この池の運命を永遠に変えたのが、元禄15年(1702年)に起きた「お玉関所破り事件」です。 当時、江戸での奉公を辞め、故郷の伊豆国へ帰ろうとしていた16歳の少女「お玉」は、通行に必須の「通行手形」を持っていませんでした。正規のルートである箱根関所を通れないと悟ったお玉は、関所を迂回する裏道(いわゆる「関所破り」)を試みますが、無情にも役人に捕縛されてしまいます。
江戸幕府にとって「関所破り」は、大名家の謀反にも繋がりかねない国家レベルの重罪であり、見せしめとして極刑に処されました。お玉も例外ではなく、2ヶ月にわたる厳しい取り調べの末、「打ち首獄門」の判決が下されます。 お玉の首は打ち落とされた後、この池で洗われ、街道沿いに晒されたと伝えられています。このあまりにも悲惨な出来事以降、人々はこの池を「お玉ケ池」と呼び、その悲話を語り継ぐようになりました。江戸時代後期には、彼女の魂を弔うための「お玉供養碑」も建立され、今も現地に静かに佇んでいます。
【管理人の考察】なぜこの場所は恐れられるのか
お玉ケ池がこれほどまでに強力な心霊スポットとして存続し続ける理由は、他のスポットとは一線を画す、悲劇の「具体性」と「歴史的信憑性」にあります。

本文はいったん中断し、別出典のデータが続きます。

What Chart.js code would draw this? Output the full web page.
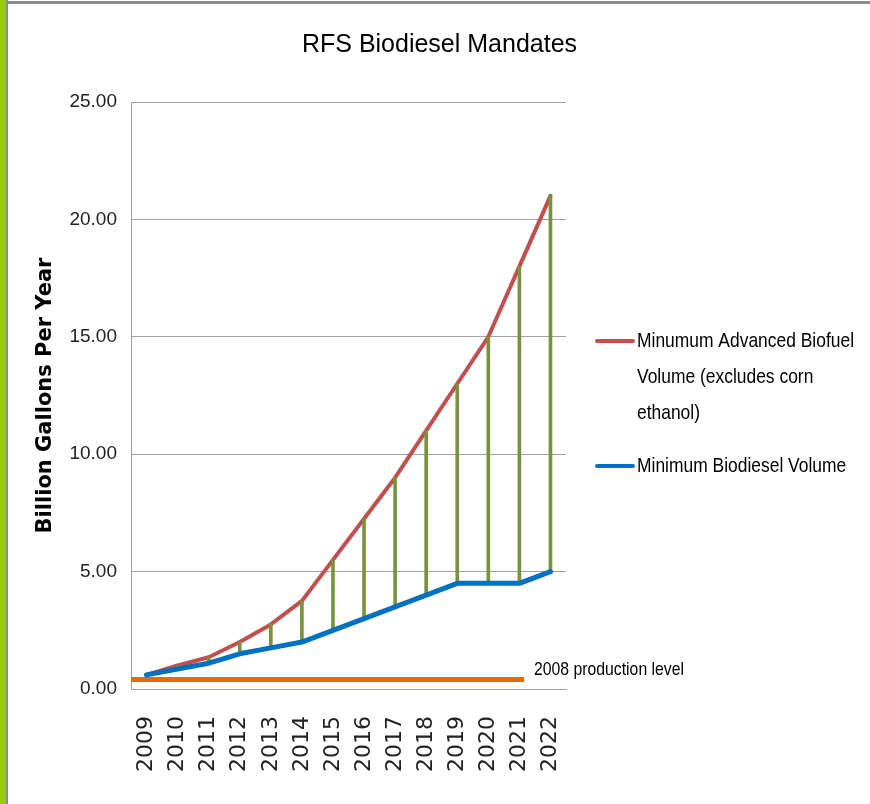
<!DOCTYPE html>
<html>
<head>
<meta charset="utf-8">
<script src="https://cdn.jsdelivr.net/npm/chart.js@4"></script>
<style>
  html, body { margin: 0; padding: 0; background: #fff; }
  #wrap { position: absolute; left: 0; top: 0; width: 870px; height: 804px; }
</style>
</head>
<body>
<div id="wrap"><canvas id="c" width="870" height="804"></canvas></div>
<script>
// ---- Data ----
const years = [2009, 2010, 2011, 2012, 2013, 2014, 2015, 2016, 2017, 2018, 2019, 2020, 2021, 2022];
const advancedBiofuel = [0.6, 1.0, 1.35, 2.0, 2.75, 3.75, 5.5, 7.25, 9.0, 11.0, 13.0, 15.0, 18.0, 21.0];
const biodiesel = [0.6, 0.85, 1.1, 1.5, 1.75, 2.0, 2.5, 3.0, 3.5, 4.0, 4.5, 4.5, 4.5, 5.0];
const yTicks = [0, 5, 10, 15, 20, 25];
const productionLevel = 0.4;
const productionLevelSpan = [2008.5, 2021.15];
const productionLabel = '2008 production level';
const advancedLabel = 'Minumum Advanced Biofuel Volume (excludes corn ethanol)';
const biodieselLabel = 'Minimum Biodiesel Volume';
const titleText = 'RFS Biodiesel Mandates';
const yTitle = 'Billion Gallons Per Year';

const RED = '#C0504D', BLUE = '#0070C0', GREEN = '#77933C', ORANGE = '#E46C0A';
const SANS = '"Liberation Sans", Arial, sans-serif';
const NARROW_SCALE = 0.83;

const framePlugin = {
  id: 'frame',
  beforeDraw(chart) {
    const ctx = chart.ctx;
    ctx.save();
    ctx.fillStyle = '#ffffff';
    ctx.fillRect(0, 0, chart.width, chart.height);
    ctx.fillStyle = '#99CC00';
    ctx.fillRect(0, 0, 6, chart.height);
    ctx.fillStyle = '#8c8c8c';
    ctx.fillRect(6, 0, 2, chart.height);
    ctx.fillRect(6, 1, chart.width - 6, 3);
    ctx.restore();
  }
};

// draw horizontally condensed text (narrow font look)
function narrowText(ctx, text, x, y) {
  ctx.save();
  ctx.translate(x, y);
  ctx.scale(NARROW_SCALE, 1);
  ctx.fillText(text, 0, 0);
  ctx.restore();
}

const annotPlugin = {
  id: 'annot',
  afterDraw(chart) {
    const ctx = chart.ctx;
    const area = chart.chartArea;
    const xs = chart.scales.x, ys = chart.scales.y;
    ctx.save();
    // production level label
    ctx.font = '19px ' + SANS;
    ctx.fillStyle = '#000';
    ctx.textBaseline = 'middle';
    ctx.textAlign = 'left';
    narrowText(ctx, productionLabel, xs.getPixelForValue(productionLevelSpan[1]) + 10, ys.getPixelForValue(productionLevel) - 10);

    // legend
    ctx.font = '21px ' + SANS;
    const items = [
      { text: advancedLabel, color: RED, y: area.top + 239 },
      { text: biodieselLabel, color: BLUE, y: area.top + 364 }
    ];
    const lx = area.right + 31, lineLen = 36, tx = area.right + 71, maxW = 226, lh = 36;
    items.forEach(it => {
      ctx.strokeStyle = it.color;
      ctx.lineWidth = 4;
      ctx.lineCap = 'round';
      ctx.beginPath();
      ctx.moveTo(lx, it.y);
      ctx.lineTo(lx + lineLen, it.y);
      ctx.stroke();
      const words = it.text.split(' ');
      const lines = [];
      let cur = '';
      words.forEach(w => {
        const t = cur ? cur + ' ' + w : w;
        if (ctx.measureText(t).width * NARROW_SCALE > maxW && cur) { lines.push(cur); cur = w; }
        else cur = t;
      });
      if (cur) lines.push(cur);
      ctx.fillStyle = '#000';
      lines.forEach((l, i) => narrowText(ctx, l, tx, it.y + i * lh));
    });
    ctx.restore();
  }
};

new Chart(document.getElementById('c'), {
  type: 'line',
  data: {
    datasets: [
      {
        type: 'line',
        label: biodieselLabel,
        data: years.map((yr, i) => ({ x: yr, y: biodiesel[i] })),
        borderColor: BLUE,
        borderWidth: 5,
        pointRadius: 0,
        tension: 0,
        borderCapStyle: 'round',
        borderJoinStyle: 'round',
        order: 0
      },
      {
        type: 'bar',
        label: 'gap',
        data: years.slice(1).map((yr, i) => ({ x: yr, y: [biodiesel[i + 1], advancedBiofuel[i + 1]] })),
        backgroundColor: GREEN,
        borderWidth: 0,
        barThickness: 3,
        order: 1
      },
      {
        type: 'line',
        label: advancedLabel,
        data: years.map((yr, i) => ({ x: yr, y: advancedBiofuel[i] })),
        borderColor: RED,
        borderWidth: 4,
        pointRadius: 0,
        tension: 0,
        borderCapStyle: 'round',
        borderJoinStyle: 'round',
        order: 2
      },
      {
        type: 'line',
        label: productionLabel,
        data: productionLevelSpan.map(x => ({ x: x, y: productionLevel })),
        borderColor: ORANGE,
        borderWidth: 5,
        pointRadius: 0,
        borderCapStyle: 'butt',
        order: 3
      }
    ]
  },
  options: {
    responsive: false,
    animation: false,
    events: [],
    layout: { padding: { left: 9, top: 4, right: 0, bottom: 0 } },
    plugins: {
      legend: { display: false },
      tooltip: { enabled: false },
      title: {
        display: true,
        text: titleText,
        color: '#000',
        font: { family: SANS, size: 25, weight: 'normal', lineHeight: 1.2 },
        padding: { top: 26, bottom: 42 }
      }
    },
    scales: {
      x: {
        type: 'linear',
        min: years[0] - 0.5,
        max: years[years.length - 1] + 0.5,
        offset: false,
        afterBuildTicks: s => { s.ticks = years.map(v => ({ value: v })); },
        afterFit: s => { s.height = 115; },
        grid: { display: false, drawTicks: false },
        border: { display: true, color: '#a0a0a0', width: 1 },
        ticks: {
          autoSkip: false,
          minRotation: 90,
          maxRotation: 90,
          padding: 27,
          color: '#222',
          font: { family: '"DejaVu Sans", Verdana, sans-serif', size: 22 },
          callback: v => String(v)
        }
      },
      y: {
        position: 'left',
        min: 0,
        max: 25,
        afterBuildTicks: s => { s.ticks = yTicks.map(v => ({ value: v })); },
        afterFit: s => { s.width = 122; },
        grid: { color: '#a0a0a0', lineWidth: 1, drawTicks: false },
        border: { display: true, color: '#a0a0a0', width: 1 },
        ticks: {
          padding: 14,
          color: '#222',
          font: { family: SANS, size: 19 },
          callback: v => Number(v).toFixed(2)
        },
        title: {
          display: true,
          text: yTitle,
          color: '#000',
          font: { family: '"DejaVu Sans", Verdana, sans-serif', size: 21, weight: 'bold', lineHeight: 1.2 },
          padding: { top: 24, bottom: 0 }
        }
      },
      y2: {
        position: 'right',
        display: true,
        min: 0,
        max: 25,
        afterFit: s => { s.width = 304; },
        grid: { display: false, drawTicks: false },
        border: { display: false },
        ticks: { display: false }
      }
    }
  },
  plugins: [framePlugin, annotPlugin]
});
</script>
</body>
</html>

- 歴史的要因: 最大の要因は、「元禄15年」「お玉という16歳の少女」「関所破り」「打ち首獄門」「首を洗った池」という、極めて具体的かつ詳細な史実(あるいは史実として広く伝承されてきた事実)が核となっている点です。和綴じの草双紙(江戸時代の読み物)にも記録が残り、江戸後期の供養碑が現存することが、その悲劇のリアリティを裏付けています。16歳という若さで極刑に処された少女の無念が、この水辺に残留思念として強く刻み込まれている可能性は非常に高いでしょう。
- 地理的・環境的要因: 箱根の山中、旧東海道沿いという、かつての主要街道でありながら現在は隔絶された特殊な立地が恐怖を増幅させます。夜間は一切の照明がなく、霧が発生しやすい気象条件は、視覚的な錯覚(白い霧の塊を人影と誤認する)を生み出しやすい環境です。また、「池(水辺)」は古来より霊的な境界とされ、ヤマカガシ(毒蛇)やシカが出没する深い自然が、人間の本能的な恐怖を刺激します。

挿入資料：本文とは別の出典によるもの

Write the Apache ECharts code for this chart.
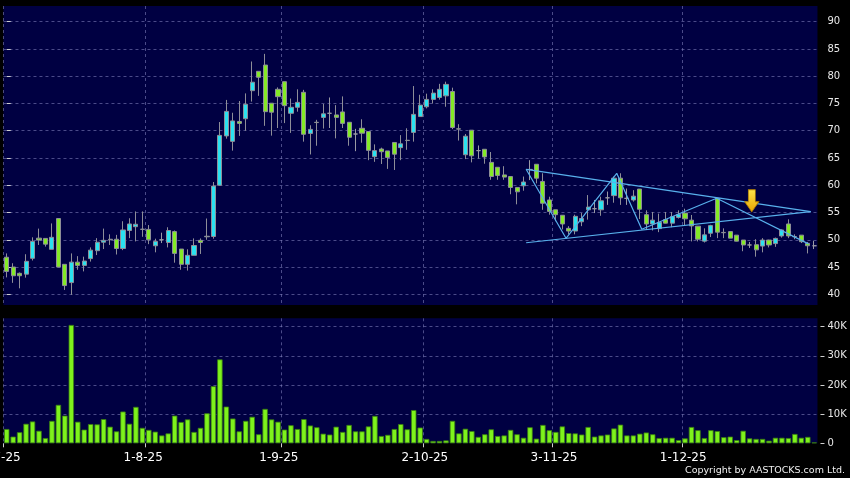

- 心理的要因: 「お玉ケ池」という名前そのものと、「首洗い池」というおぞましい別名が、訪問者に対して強烈な先入観を与えます。観光ガイドによる怪異譚の紹介や、1996年の週刊誌による心霊写真の掲載が、そのイメージを決定的なものにしました。現地に立つ「お玉供養碑」の存在は、ここが単なる噂の場所ではなく、「供養を必要とするほどの悲劇があった現場」であることを、訪問者の脳裏に強く刻み付けます。
探索の注意点
現在の状況と物理的な危険性
- 現地は自然保全区域内の観光地として整備されており、法的な立入禁止ではありません。遊歩道や石碑が設置されています。

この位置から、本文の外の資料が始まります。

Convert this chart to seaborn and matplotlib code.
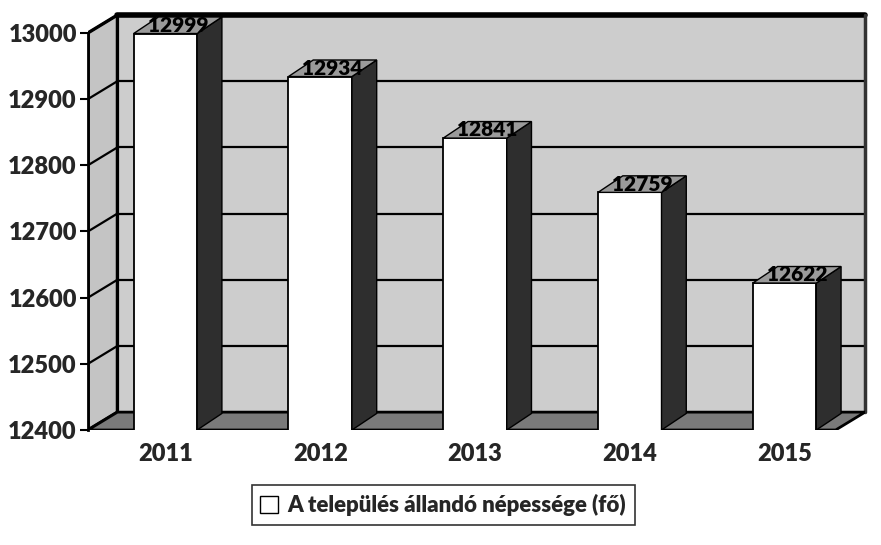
import matplotlib
matplotlib.use("Agg")
import matplotlib.pyplot as plt
import seaborn as sns
import pandas as pd
from matplotlib.patches import Polygon, Patch

# Adatok
years = ["2011", "2012", "2013", "2014", "2015"]
population = [12999, 12934, 12841, 12759, 12622]
series_label = "A település állandó népessége (fő)"
yticks = [12400, 12500, 12600, 12700, 12800, 12900, 13000]

sns.set_style("white")
plt.rcParams["font.family"] = ["Lato", "DejaVu Sans"]

df = pd.DataFrame({"year": years, "value": population})

fig = plt.figure(figsize=(8.81, 5.45), dpi=100)
ax = fig.add_axes([0.0999, 0.211, 0.8820, 0.7615])

# 3D hatás paraméterei (adategységben)
y0, ytop = 12400, 13027
xl, xr = -0.5, 4.52
dxw, dyw = 0.19, 27     # hátsó fal eltolása
dxb, dyb = 0.16, 25     # oszlopok mélysége
bw = 0.41

wall = "#cdcdcd"
# hátsó fal
ax.add_patch(Polygon([(xl + dxw, y0 + dyw), (xr, y0 + dyw), (xr, ytop), (xl + dxw, ytop)],
                     closed=True, facecolor=wall, edgecolor="none", zorder=0))
# bal oldali fal
ax.add_patch(Polygon([(xl, y0), (xl, 13000), (xl + dxw, ytop), (xl + dxw, y0 + dyw)],
                     closed=True, facecolor="#c4c4c4", edgecolor="black", lw=2.4, zorder=1))
# rácsvonalak
for v in yticks[1:]:
    ax.plot([xl + dxw, xr], [v + dyw, v + dyw], color="black", lw=1.6, zorder=1)
    ax.plot([xl, xl + dxw], [v, v + dyw], color="black", lw=1.6, zorder=1)
ax.plot([xl + dxw, xr], [ytop, ytop], color="black", lw=4, zorder=2, clip_on=False)
ax.plot([xr, xr], [y0 + dyw, ytop], color="#333333", lw=2.5, zorder=2, clip_on=False)

# padló
ax.add_patch(Polygon([(xl, y0), (xr - dxw, y0), (xr, y0 + dyw), (xl + dxw, y0 + dyw)],
                     closed=True, facecolor="#7a7a7a", edgecolor="black", lw=2, zorder=2))

# oszlopok előlapja
sns.barplot(data=df, x="year", y="value", color="white", edgecolor="black",
            linewidth=1.3, width=bw, saturation=1, ax=ax, zorder=3)

for i, v in enumerate(population):
    left, right = i - bw / 2, i + bw / 2
    ax.add_patch(Polygon([(right, y0), (right, v), (right + dxb, v + dyb), (right + dxb, y0 + dyb)],
                         closed=True, facecolor="#2e2e2e", edgecolor="black", lw=1, zorder=3))
    ax.add_patch(Polygon([(left, v), (right, v), (right + dxb, v + dyb), (left + dxb, v + dyb)],
                         closed=True, facecolor="#9a9a9a", edgecolor="black", lw=1, zorder=3))
    ax.text(i + dxb / 2, v + dyb / 2, str(v), ha="center", va="center",
            fontsize=15, fontweight="heavy", color="black", zorder=5)

ax.set_xlim(xl, xr)
ax.set_ylim(y0, ytop)
ax.set_yticks(yticks)
ax.set_yticklabels([str(t) for t in yticks], fontsize=17, fontweight="heavy")
ax.set_xticks(range(len(years)))
ax.set_xticklabels(years, fontsize=17, fontweight="heavy")
ax.tick_params(axis="y", length=6, width=1.5, color="black", pad=2, left=True)
ax.tick_params(axis="x", length=0, pad=9)
ax.set_xlabel("")
ax.set_ylabel("")
for s in ["top", "right", "bottom"]:
    ax.spines[s].set_visible(False)
ax.spines["left"].set_bounds(y0, 13000)
ax.spines["left"].set_linewidth(2)
ax.spines["left"].set_color("black")
ax.set_facecolor("white")

leg = fig.legend(handles=[Patch(facecolor="white", edgecolor="black", label=series_label)],
                 loc="center", bbox_to_anchor=(0.503, 0.073), frameon=True, fancybox=False,
                 handlelength=0.8, handleheight=0.8, handletextpad=0.4, borderpad=0.4,
                 prop={"weight": "heavy", "size": 16})
leg.get_frame().set_edgecolor("black")
leg.get_frame().set_linewidth(1.2)

fig.savefig("out.png", dpi=100)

- 夜間は照明が一切なく、完全な暗闇です。 旧東海道の脇道にあたるため、人通りも皆無となります。
- 池の周囲には滑落防止用の柵やロープが設置されていますが、足元は不安定です。
- 池の奥はぬかるんでおり、また「ヤマカガシ(毒蛇)」の生息地として知られています。 夜間の探索は、毒蛇に噛まれるリスクがあり極めて危険です。
- 周囲は深い林であり、シカやサルなどの野生動物と遭遇する可能性もあります。
訪問時の心構えと絶対的なルール
- この場所は、16歳で非業の死を遂げた「お玉」という実在の(と伝わる)人物の慰霊の地です。供養碑も存在し、今も線香や供花が絶えません。絶対に遊び半分で騒いだり、不敬な態度をとったりしないでください。
- 現地には専用駐車場がありません。最も近い「箱根関所駐車場」などから徒歩(約15分)となります。近隣の路上駐車は厳禁です。
- 夜間に訪問する場合は、懐中電灯などの強力な照明器具が必須です。また、毒蛇やぬかるみ、野生動物の危険があるため、単独行動は避け、肌の露出が少ない服装(長靴など)を推奨します。
まとめ
元禄の世、故郷に帰りたい一心で禁忌を破り、16歳で散った少女・お玉。その悲痛な魂は、300年の時を超え、今も「首を洗われた池」のほとりに佇み続けています。もし霧の夜、この池で白い影を見ても、それは決して目を合わせてはいけない、悲劇の記憶そのものなのかもしれません。